From the facades of the crazy, coral-built houses that hem the lanes project roshans – bow-windows of decaying wooden lattice-work – and on the plastered tops of these bow-windows the moonlight falls so clear and white this Christmas Eve that to the after-dinner eye it seems that snow has fallen…
Read the rest here.
Still as wonder-full as the first time. Thanks for the re-post.
[Refrains from pun – to avoid “tsking”]
Tsking or tusking, Archie? I’m all for tusking, myself. Interesting story, and a song I’d never heard. Merry Christmas, Raincoaster.

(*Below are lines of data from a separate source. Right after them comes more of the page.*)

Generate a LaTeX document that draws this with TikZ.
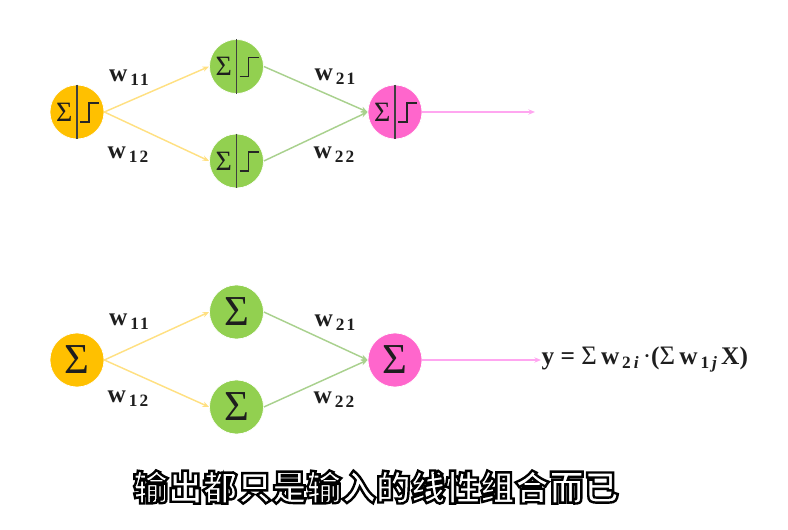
\documentclass[tikz,border=0pt]{standalone}
\usepackage{fontspec}
\usetikzlibrary{arrows.meta}
\setmainfont{Liberation Serif}
\newfontfamily\cjkfont{Noto Sans CJK SC Black}
\definecolor{sumorange}{RGB}{255,192,0}
\definecolor{hidgreen}{RGB}{146,208,80}
\definecolor{outpink}{RGB}{255,102,204}
\definecolor{lineorange}{RGB}{255,224,130}
\definecolor{linegreen}{RGB}{169,209,142}
\definecolor{linepink}{RGB}{255,166,240}
\definecolor{inkgray}{RGB}{30,30,30}
\newcommand{\wlabel}[1]{w\raisebox{-3pt}{\fontsize{13}{13}\selectfont\,\addfontfeature{LetterSpace=12}#1}}
\tikzset{every picture/.style={line width=0.75pt},
    neuron/.style={circle,minimum size=40.5pt,inner sep=0pt,draw=white,line width=0.5pt},
    smallsum/.style={inner sep=0pt,text=inkgray,font=\fontsize{21}{21}\selectfont},
    bigsum/.style={inner sep=0pt,text=inkgray,font=\fontsize{32}{32}\selectfont},
    weight/.style={inner sep=0.75pt,text=inkgray,font=\fontsize{19}{19}\selectfont\bfseries},
    divider/.style={draw=black!75,line width=0.9pt},
    stepline/.style={draw=black!85,line width=0.9pt},
    link/.style={line width=1.1pt,-{Stealth[length=5pt,width=4pt]}}
}
\begin{document}
\begin{tikzpicture}[x=0.75pt,y=0.75pt,yscale=-1,xscale=1]
    \useasboundingbox (0,0) rectangle (788,530);

    %Shape: Circle top row
    \node [neuron,fill=sumorange] (sumA) at (77,112) {};
    \node [neuron,fill=hidgreen] (hidA) at (236.5,66.5) {};
    \node [neuron,fill=hidgreen] (hidB) at (236.5,161) {};
    \node [neuron,fill=outpink] (outA) at (395,112) {};
    \coordinate (endA) at (535,112);

    %Straight Lines top row
    \draw [divider] (sumA.north) -- (sumA.south);
    \draw [divider] (hidA.north) -- (hidA.south);
    \draw [divider] (hidB.north) -- (hidB.south);
    \draw [divider] (outA.north) -- (outA.south);

    %Step curves
    \draw [stepline] ([shift={(3,10)}]sumA.center) -- ++(9,0) -- ++(0,-19) -- ++(10,0);
    \draw [stepline] ([shift={(3,10)}]hidA.center) -- ++(9,0) -- ++(0,-19) -- ++(10,0);
    \draw [stepline] ([shift={(3,10)}]hidB.center) -- ++(9,0) -- ++(0,-19) -- ++(10,0);
    \draw [stepline] ([shift={(3,10)}]outA.center) -- ++(9,0) -- ++(0,-19) -- ++(10,0);

    % Text Node
    \node [smallsum] (sigA) at ([xshift=-9.5pt]sumA.center) {Σ};
    \node [smallsum] (sigB) at ([xshift=-9.5pt]hidA.center) {Σ};
    \node [smallsum] (sigC) at ([xshift=-9.5pt]hidB.center) {Σ};
    \node [smallsum] (sigD) at ([xshift=-9.5pt]outA.center) {Σ};

    %Straight Lines top row
    \draw [link,lineorange] (sumA.east) -- (hidA.west);
    \draw [link,lineorange] (sumA.east) -- (hidB.west);
    \draw [link,linegreen] (hidA.east) -- (outA.west);
    \draw [link,linegreen] (hidB.east) -- (outA.west);
    \draw [link,linepink] (outA.east) -- (endA);

    % Text Node
    \node [weight] (wA) at (129,78) {\wlabel{11}};
    \node [weight] (wB) at (128,155) {\wlabel{12}};
    \node [weight] (wC) at (335,77) {\wlabel{21}};
    \node [weight] (wD) at (334,155) {\wlabel{22}};

    %Shape: Circle bottom row
    \node [neuron,fill=sumorange] (sumB) at (77,360) {};
    \node [neuron,fill=hidgreen] (hidC) at (236.5,312) {};
    \node [neuron,fill=hidgreen] (hidD) at (236.5,407) {};
    \node [neuron,fill=outpink] (outB) at (395,360) {};

    % Text Node
    \node [bigsum] (sigE) at (sumB.center) {Σ};
    \node [bigsum] (sigF) at (hidC.center) {Σ};
    \node [bigsum] (sigG) at (hidD.center) {Σ};
    \node [bigsum] (sigH) at (outB.center) {Σ};
    \node [weight,anchor=west,inner sep=0pt] (formula) at (541,360) {y = {\fontsize{20}{20}\selectfont\mdseries Σ}\,w\raisebox{-3pt}{\fontsize{13}{13}\selectfont\,2\,\textit{i}}\,{\mdseries·}({\fontsize{20}{20}\selectfont\mdseries Σ}\,w\raisebox{-3pt}{\fontsize{13}{13}\selectfont\,1\,\textit{j}}\,X)};

    %Straight Lines bottom row
    \draw [link,lineorange] (sumB.east) -- (hidC.west);
    \draw [link,lineorange] (sumB.east) -- (hidD.west);
    \draw [link,linegreen] (hidC.east) -- (outB.west);
    \draw [link,linegreen] (hidD.east) -- (outB.west);
    \draw [link,linepink] (outB.east) -- (formula.west);

    % Text Node
    \node [weight] (wE) at (129,322) {\wlabel{11}};
    \node [weight] (wF) at (128,399) {\wlabel{12}};
    \node [weight] (wG) at (335,323) {\wlabel{21}};
    \node [weight] (wH) at (334,400) {\wlabel{22}};

    % Text Node
    \node [inner sep=0.75pt] (caption) at (376,487) {\special{pdf:code 2 Tr 1.8 w 0 G 1 g}\cjkfont\fontsize{26}{26}\selectfont 输出都只是输入的线性组合而已\special{pdf:code 0 Tr 0 g 0 G}};
\end{tikzpicture}
\end{document}
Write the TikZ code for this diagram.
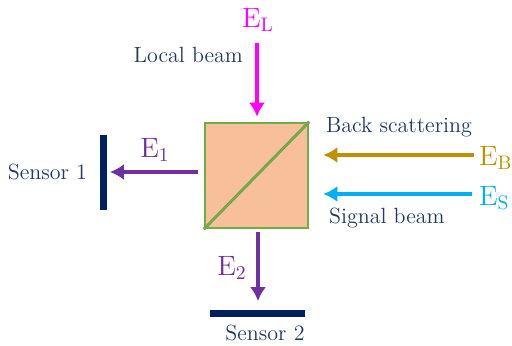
\documentclass[tikz,border=0pt]{standalone}
\usepackage{xcolor}
\usepackage{tikz}
\usetikzlibrary{positioning,arrows.meta}

\definecolor{peach}{HTML}{F7BF9A}
\definecolor{leaf}{HTML}{70AD47}
\definecolor{navy}{HTML}{1F3864}
\definecolor{barblue}{HTML}{002060}
\definecolor{violet}{HTML}{7030A0}
\definecolor{pink}{HTML}{FF00FF}
\definecolor{gold}{HTML}{BF9000}
\definecolor{sky}{HTML}{00B0F0}

\begin{document}
\begin{tikzpicture}[
    x=0.5pt, y=0.5pt,
    cube/.style={
        rectangle,draw=leaf,fill=peach,line width=1.3pt,
        minimum width=51.5pt,
        minimum height=52.5pt
    },
    sensor/.style={rectangle,fill=barblue,inner sep=0pt},
    label/.style={text=navy,font=\fontsize{11}{13}\selectfont},
    field/.style={font=\fontsize{14}{16}\selectfont},
    beam/.style={line width=2pt,-{Latex[length=7pt,width=8pt]}}
]
\useasboundingbox (0,0) rectangle (512,345);

\node[cube] (splitter) at (256.5,169.5) {};
\draw[leaf,line width=1.5pt] (splitter.south west) -- (splitter.north east);

\node[sensor, minimum width=3.5pt, minimum height=37.5pt] (sensor1) at (103,173) {};
\node[sensor, minimum width=47.5pt, minimum height=3.5pt] (sensor2) at (257.5,32) {};
\node[label, anchor=east] (sensor1text) at (94,173) {Sensor 1};
\node[label] (sensor2text) at (265,12) {Sensor 2};

\node[field, text=pink] (EL) at (258,325) {E\textsubscript{L}};
\node[label, anchor=east] (localtext) at (250,290) {Local beam};
\node[field, text=violet] (E1) at (155,195) {E\textsubscript{1}};
\node[field, text=violet] (E2) at (232,77) {E\textsubscript{2}};
\node[field, text=gold, anchor=west] (EB) at (472,187) {E\textsubscript{B}};
\node[field, text=sky, anchor=west] (ES) at (472,147) {E\textsubscript{S}};
\node[label, anchor=west] (backtext) at (319,218) {Back scattering};
\node[label, anchor=west] (signaltext) at (322,127) {Signal beam};

\coordinate (localin) at (257,302);
\coordinate (out1) at (198,173);
\coordinate (out2) at (258,113);
\coordinate (backin) at (474,190);
\coordinate (signalin) at (472,151);

\draw[beam,pink,shorten >=2.5pt] (localin) -- (localin |- splitter.north);
\draw[beam,violet,shorten >=1.5pt] (out1) -- (sensor1.east);
\draw[beam,violet,shorten >=4pt] (out2) -- (out2 |- sensor2.north);
\draw[beam,gold,shorten >=7pt] (backin) -- (splitter.east |- backin);
\draw[beam,sky,shorten >=7pt] (signalin) -- (splitter.east |- signalin);
\end{tikzpicture}
\end{document}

Merry Christmas, my little storyteller.
I finally had the time to finish reading the Sarban story. A most excellent tale! Thanks for sharing this Christmas treat, which was much less sugary than I get most places this time of year.
And I’m quite fond of Fairytale of New York. I have a soft spot for Kirsty MacColl.
My Christmases are not sugary at all! Glad you liked it.